I had to share your post with my hubby. He has a pack of hummingbirds that he calls friends and they seem to appreciate him as well. When the feeders dry up they never hesitate to dive bomb at his head to let him know they are hunger. We have to laugh because we have one we call Mafia. He sits on a branch and watches his feeder and attacks anyone brave enough to take a drink. Ken has spread the feeders around the house so they don't have to share too much with Mafia. They are so colorful and so much fun to watch. He also has feeders with suet for the other birds. Our only trouble is keeping the bears away from the suet and the bluejays away from the hummingbird food.

Fun post. You described them so beauitfully.

Jill James said...

I love bird-watching. I wish I knew all the names. When my son was a cub scout we had a book with pictures. It was catalogued by color. If a bird was mostly brown, you turned to the brown section. It was simple and really cool to use.

Dawn Marie Hamilton said...

Thanks for stopping by, Paisley. Here, in Southern Maryland, we only have hummers part of the year. In April, I watch one of those websites that track the migration of the Ruby-throated Hummingbirds and when I see they've passed my area, I put out the nector feeder. You gave me a good chuckle. Last year we had a Mafioso also.

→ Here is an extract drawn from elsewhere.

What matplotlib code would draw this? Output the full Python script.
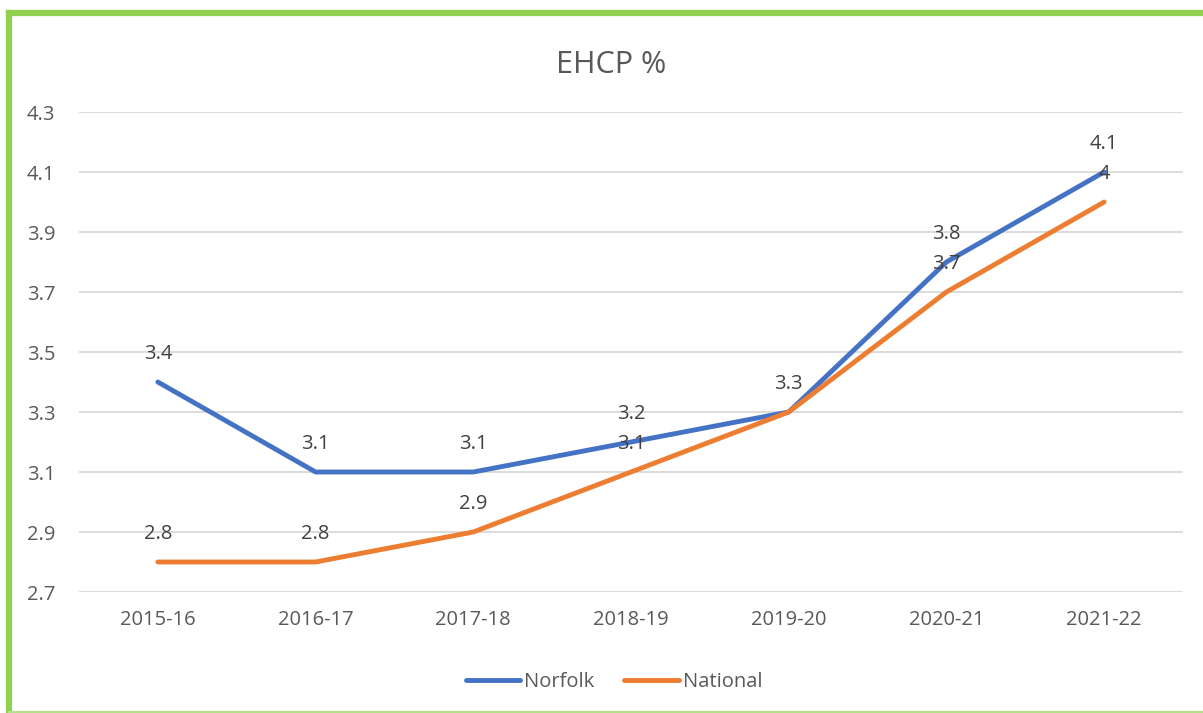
import matplotlib.pyplot as plt
from matplotlib.lines import Line2D

years = ["2015-16", "2016-17", "2017-18", "2018-19", "2019-20", "2020-21", "2021-22"]
norfolk = [3.4, 3.1, 3.1, 3.2, 3.3, 3.8, 4.1]
national = [2.8, 2.8, 2.9, 3.1, 3.3, 3.7, 4.0]
yticks = [2.7, 2.9, 3.1, 3.3, 3.5, 3.7, 3.9, 4.1, 4.3]

plt.rcParams["font.family"] = ["Open Sans", "DejaVu Sans"]
txt = "#595959"
blue = "#4472C4"
orange = "#ED7D31"
green = "#92D050"

fig = plt.figure(figsize=(12.03, 7.13), dpi=100)
ax = fig.add_axes([79 / 1203, 1 - 592 / 713, (1183 - 79) / 1203, (592 - 112) / 713])

x = list(range(len(years)))
ax.plot(x, norfolk, color=blue, lw=3.5, solid_capstyle="round", label="Norfolk", zorder=3)
ax.plot(x, national, color=orange, lw=3.5, solid_capstyle="round", label="National", zorder=3)

for i, v in enumerate(norfolk):
    ax.annotate("%g" % v, (i, v), xytext=(0, 13), textcoords="offset points",
                ha="center", va="bottom", fontsize=14.5, color="#404040")
for i, v in enumerate(national):
    if v == norfolk[i]:
        continue  # labels sit on top of each other
    ax.annotate("%g" % v, (i, v), xytext=(0, 13), textcoords="offset points",
                ha="center", va="bottom", fontsize=14.5, color="#404040")

ax.set_xlim(-0.5, 6.5)
ax.set_ylim(2.7, 4.3)
ax.set_yticks(yticks)
ax.set_yticklabels(["%.1f" % t for t in yticks])
ax.set_xticks(x)
ax.set_xticklabels(years)
ax.grid(axis="y", color="#d9d9d9", lw=1.3)
ax.set_axisbelow(True)
for s in ax.spines.values():
    s.set_visible(False)
ax.tick_params(length=0, labelsize=14.5, colors=txt)
ax.tick_params(axis="y", pad=17)
ax.tick_params(axis="x", pad=13)

fig.text(611 / 1203, 1 - 65 / 713, "EHCP %", ha="center", va="center", fontsize=22, color=txt)

handles = [Line2D([], [], color=blue, lw=3.5, solid_capstyle="round"),
           Line2D([], [], color=orange, lw=3.5, solid_capstyle="round")]
fig.legend(handles, ["Norfolk", "National"], loc="center", bbox_to_anchor=(614 / 1203, 1 - 682 / 713),
           ncol=2, frameon=False, fontsize=14.5, labelcolor=txt, handlelength=2.7,
           handletextpad=0.2, columnspacing=1.5)

# green border (left, top, bottom)
fig.add_artist(Line2D([9 / 1203, 9 / 1203], [1 - 711 / 713, 1 - 13 / 713], color=green, lw=4.5,
                      transform=fig.transFigure))
fig.add_artist(Line2D([9 / 1203, 1], [1 - 13 / 713, 1 - 13 / 713], color=green, lw=4.5,
                      transform=fig.transFigure))
fig.add_artist(Line2D([9 / 1203, 1], [1 - 711.5 / 713, 1 - 711.5 / 713], color="#b4e08a", lw=1.5,
                      transform=fig.transFigure))

fig.savefig("out.png", dpi=100)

Dawn Marie Hamilton said...

A bird book by color is a great idea, Jill. I have a wildflower book along those lines. We have a North American Bird Book we use when we travel, but you have to be able to guess the species name or spend time thumbing through the pages. Thanks for visiting.

L.A. Lopez said...

I love late winter suprises. Here in Cali, we're having 75% weather which brings out the robins, and jays...I love to see the birds even with the leaveless trees, and gray skys. It's a reminder of life.

Joanne said...

My neighborhood in South Carolina has a bird-watching club. I've thought many times to join. Very thoughtful post to share.

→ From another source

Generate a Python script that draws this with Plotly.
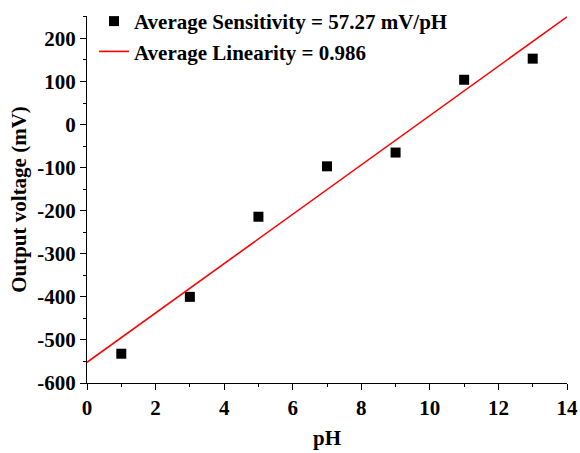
import plotly.graph_objects as go

ph = [1, 3, 5, 7, 9, 11, 13]
voltage = [-532, -400, -214, -97, -65, 104, 153]
fit_x = [0, 14]
fit_y = [-552, 250]
x_ticks = [0, 2, 4, 6, 8, 10, 12, 14]
y_ticks = [-600, -500, -400, -300, -200, -100, 0, 100, 200]
y_ticktext = ["-600", "-500", "-400", "-300", "-200", "-100", "0", "100", "200"]

font_family = "Liberation Serif"
fs = 21

fig = go.Figure()
fig.add_trace(go.Scatter(
    x=ph, y=voltage, mode="markers",
    marker=dict(symbol="square", size=10, color="black"),
    name="<b>Average Sensitivity = 57.27 mV/pH</b>",
))
fig.add_trace(go.Scatter(
    x=fit_x, y=fit_y, mode="lines",
    line=dict(color="red", width=1.6),
    name="<b>Average Linearity = 0.986</b>",
))

axis_common = dict(
    showline=True, linecolor="black", linewidth=1.3,
    ticks="outside", ticklen=6, tickwidth=1.3, tickcolor="black",
    showgrid=False, zeroline=False, mirror=False, automargin=False,
    tickfont=dict(family=font_family, size=fs, color="black", weight="bold"),
)

fig.update_layout(
    width=580, height=453,
    margin=dict(l=87, r=13, t=16, b=70, autoexpand=False),
    plot_bgcolor="white", paper_bgcolor="white",
    font=dict(family=font_family, color="black"),
    showlegend=True,
    legend=dict(
        x=0.0146, y=1.041,
        xanchor="left", yanchor="top",
        bgcolor="rgba(0,0,0,0)",
        font=dict(family=font_family, size=fs, color="black"),
        tracegroupgap=0, itemwidth=30,
    ),
    xaxis=dict(
        range=[0, 14], tickmode="array", tickvals=x_ticks,
        ticktext=[str(v) for v in x_ticks],
        minor=dict(ticks="outside", ticklen=3, tickwidth=1.3, tickcolor="black", dtick=1, tick0=0),
        title=dict(text="<b>pH</b>", font=dict(family=font_family, size=fs, color="black"), standoff=10),
        **axis_common,
    ),
    yaxis=dict(
        range=[-600, 252], tickmode="array", tickvals=y_ticks, ticktext=y_ticktext,
        minor=dict(ticks="outside", ticklen=3, tickwidth=1.3, tickcolor="black", dtick=50, tick0=0),
        title=dict(text="<b>Output voltage (mV)</b>", font=dict(family=font_family, size=fs, color="black"), standoff=4),
        **axis_common,
    ),
)

fig.write_html("out.html", config={"displayModeBar": False},
               post_script="document.body.style.margin='0';")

Terry Spear/Terry Lee Wilde said...

Loved the post! I wish I had the time to bird watch! But sometimes it's important to try to make the time in our busy schedules, and who knows, if nothing else, it makes a wonderful post!

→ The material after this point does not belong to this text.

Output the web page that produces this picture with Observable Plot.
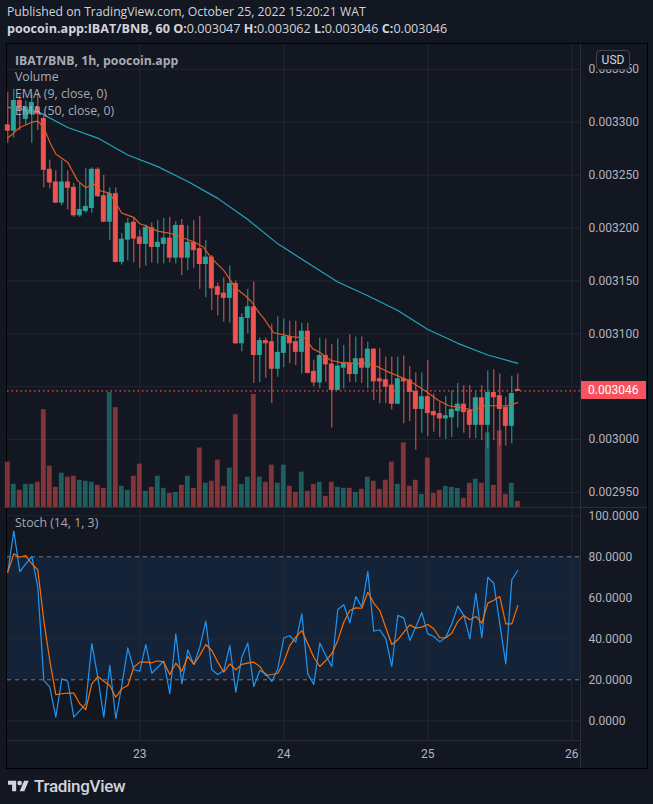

Dawn Marie Hamilton said...

Lee, Joanne & Terry, Thanks for dropping in. I had hoped my post would make everyone smile. :)

Kristal Lee said...

Lovely, Dawn. I felt as if I were watching with you. We don't have many birds in my community because of the hawks. Occasionally we see deer or wild turkey. The only constant visitor we have is an armadillo who's moved into our hedges. Despite the fur-babies barking insistence that he find other lodgings, the critter seems determined to stay.

Dawn Marie Hamilton said...

Very cool, Kristal. I think Armadillos are just the cutest, ugly creatures. One of the times we were camping in Ocala, we had one foraging near our tent every evening. I loved seeing it. Thanks for visiting!

Clarissa Southwick said...

I would never get any writing done if I wrote near the window. Here, it's mostly the hawks and the quail that keep my attention. I also waste a lot of time staring at the aquarium. Great post :)

Pat McDermott said...

We have few birds her in New Hampshire at the moment. Your post was a cheery reminder of what's coming. We host swarms of red-winged blackbirds from spring to fall and will have goldfinches, cardinals, bluebirds, robins, hummingbirds, and on and on. The cats will wake up for a few extra minutes every day, and I will love the birdsong. Lovely descriptions, Dawn. I'm sure you could work them into one of your stories!